Тускло выходит все, что я здесь пишу, безжизненно, бледно. Не умею передать той радуги цветов, какими играл жизненный поток, проносившийся через мою душу. Не умею воскресить блеска, силы и значения каждой волны, приходившей и уплывавшей в повести многих часов, дней и лет. Подкрадывается мысль: если так, надо ли “мемуары” дальше? Старикам бывает нужно время от времени перевернуть золу в потухшем камельке и в последнем перебеге искр там, где был свет и пламя, вспомнить и вновь пережить былое горение. Но нужно ли это другим – Олям и Сережам, если это безжизненно-тускло?
Встает вопрос: то ли делаешь ты, что нужно, в три часа ночи переворачивая пепел отгоревшей жизни кочергою мемуариста. Этого ли ты хотела от себя, взявшись за “преходящее и вечное”. Не было ли надежды, что душа сумеет еще высечь живое пламя в своих тайниках. Что это будет не старческая болтовня, а одна из форм творчества.
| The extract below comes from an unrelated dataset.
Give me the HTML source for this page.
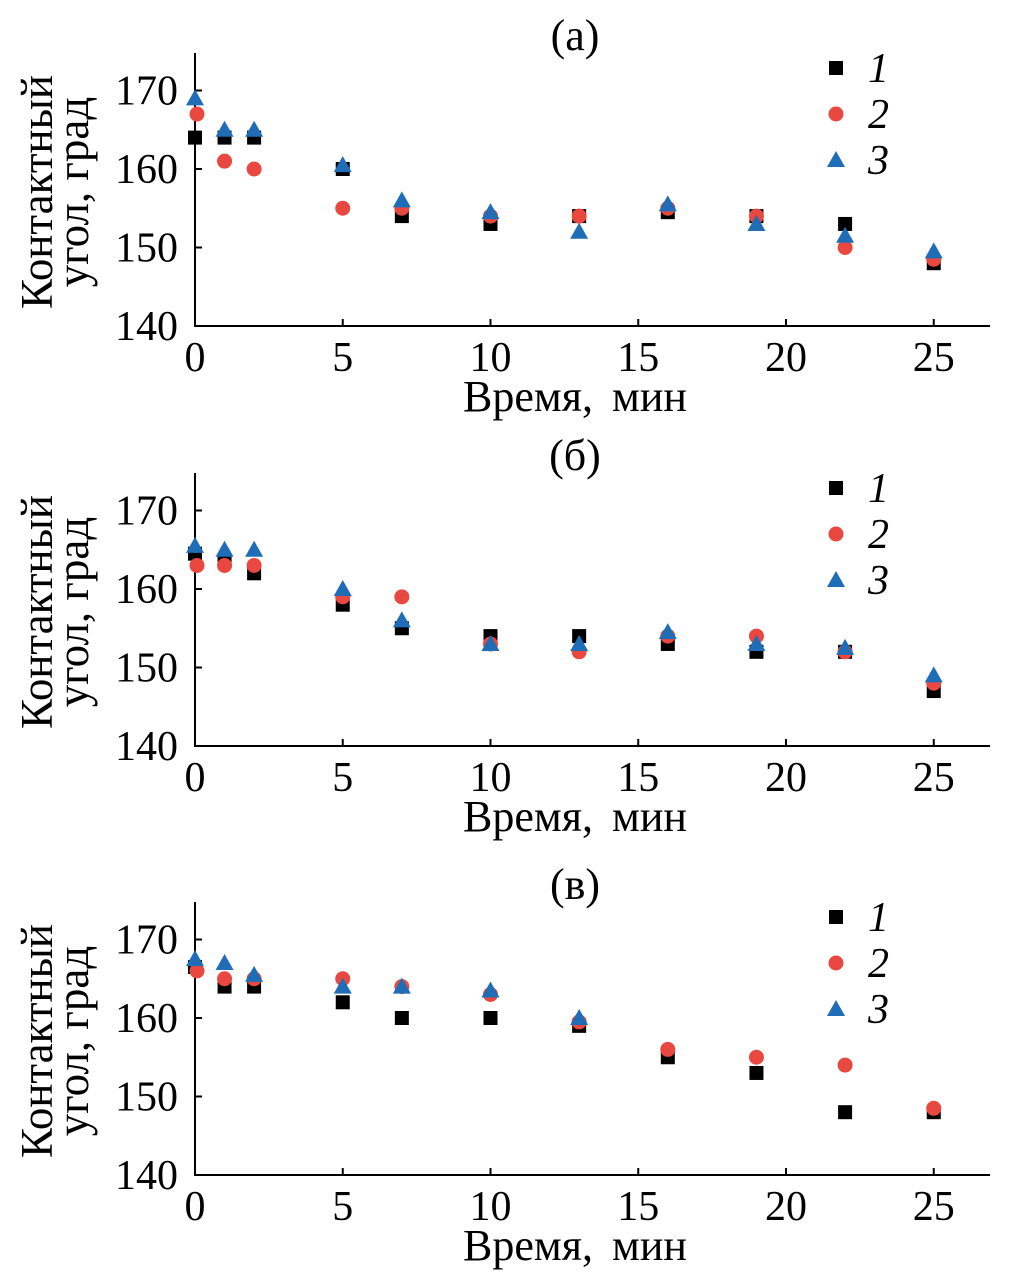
<!DOCTYPE html>
<html><head><meta charset="utf-8"><style>
html,body{margin:0;padding:0;background:#fff}
svg text{font-family:"Liberation Serif",serif;fill:#000}
</style></head><body>
<svg id="chart" width="1010" height="1270" xmlns="http://www.w3.org/2000/svg"></svg>
<script>
const times = [0,1,2,5,7,10,13,16,19,22,25];
const panelTitles = ["(а)","(б)","(в)"];
const yTicks = [140,150,160,170];
const xTicks = [0,5,10,15,20,25];
const legendLabels = ["1","2","3"];
const a1 = [164,164,164,160,154,153,154,154.5,154,153,148];
const a2 = [167,161,160,155,155,154,154,155,154,150,148.5];
const a3 = [169,165,165,160.5,156,154.5,152,155.5,153,151.5,149.5];
const b1 = [164.5,163.5,162,158,155,154,154,153,152,152,147];
const b2 = [163,163,163,159,159,153,152,154,154,152,148];
const b3 = [165.5,165,165,160,156,153,153,154.5,153,152.5,149];
const c1 = [166.5,164,164,162,160,160,159,155,153,148,148];
const c2 = [166,165,165,165,164,163,159.5,156,155,154,148.5];
const c3 = [167.5,167,165.5,164,164,163.5,160,null,null,null,null];
const panels = [[a1,a2,a3],[b1,b2,b3],[c1,c2,c3]];
const offsets = [0,420,849];
const NS="http://www.w3.org/2000/svg";
const svg=document.getElementById('chart');
function mk(tag,attrs,parent,text){const e=document.createElementNS(NS,tag);for(const k in attrs)e.setAttribute(k,attrs[k]);if(text!==undefined)e.textContent=text;(parent||svg).appendChild(e);return e;}
const xS=v=>195+v*29.55;
const colors=["#000","#e8483f","#1f6db6"];
function marker(g,k,x,y){
  let m;
  if(k===0){m=mk('rect',{x:x-7,y:y-7,width:14,height:14,fill:colors[0]},g);}
  else if(k===1){m=mk('circle',{cx:x,cy:y,r:7.5,fill:colors[1]},g);}
  else {m=mk('polygon',{points:`${x},${y-9} ${x+9},${y+7} ${x-9},${y+7}`,fill:colors[2]},g);}
  return m;
}
panels.forEach((series,p)=>{
  const off=offsets[p];
  const yS=v=>326+off-(v-140)*7.85;
  const g=mk('g',{});
  
  
  const ax=mk('path',{d:`M195 ${53+off} V${326+off} H990`,stroke:'#000','stroke-width':2,fill:'none'},g);
  
  
  yTicks.forEach(t=>{
    const y=yS(t);
    if(t>140)mk('line',{x1:195,x2:202,y1:y,y2:y,stroke:'#000','stroke-width':2},g);
    const tl=mk('text',{x:178,y:y+14,'font-size':42,'text-anchor':'end'},g,String(t));
    
    
  });
  xTicks.forEach(t=>{
    const x=xS(t);
    if(t>0)mk('line',{x1:x,x2:x,y1:326+off,y2:319+off,stroke:'#000','stroke-width':2},g);
    const tl=mk('text',{x:x,y:371+off,'font-size':42,'text-anchor':'middle'},g,String(t));
    
    
  });
  const xl=mk('text',{x:575,y:411+off,'font-size':44,'text-anchor':'middle','word-spacing':8},g,'Время, мин');
  
  
  const yl=mk('text',{transform:`translate(52 ${192+off}) rotate(-90)`,'font-size':45,'text-anchor':'middle'},g);
  
  
  mk('tspan',{x:0,y:0},yl,'Контактный');
  mk('tspan',{x:0,y:36},yl,'угол, град');
  const tt=mk('text',{x:575,y:50+off,'font-size':44,'text-anchor':'middle'},g,panelTitles[p]);
  
  
  series.forEach((vals,k)=>{
    vals.forEach((v,i)=>{
      if(v===null)return;
      const m=marker(g,k,xS(times[i])+(k===1&&i===0?2:0),yS(v));
      
      
    });
    const ly=68+off+k*46;
    const lm=marker(g,k,836,ly);
    
    
    const lt=mk('text',{x:868,y:ly+14,'font-size':42,'font-style':'italic'},g,legendLabels[k]);
    
    
  });
});
</script>
</body></html>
Творчество. Молитва. Покаянное самоуглубление. Любовное общение с людьми, всяческого рода помощь. Остальные процессы – или паузы души, недуховной жизни, или жалкие суррогаты ее.
Л. Шестов давно не нуждается в моем портрете, хотя в уцелевшем от молодости нашей его письме еще не стерты временем слова “…что бы то ни было – я никогда не отойду от Вас. Мне – спастись, а Вам – погибнуть – эта мысль для меня гораздо ужаснее, чем если бы это было наоборот”.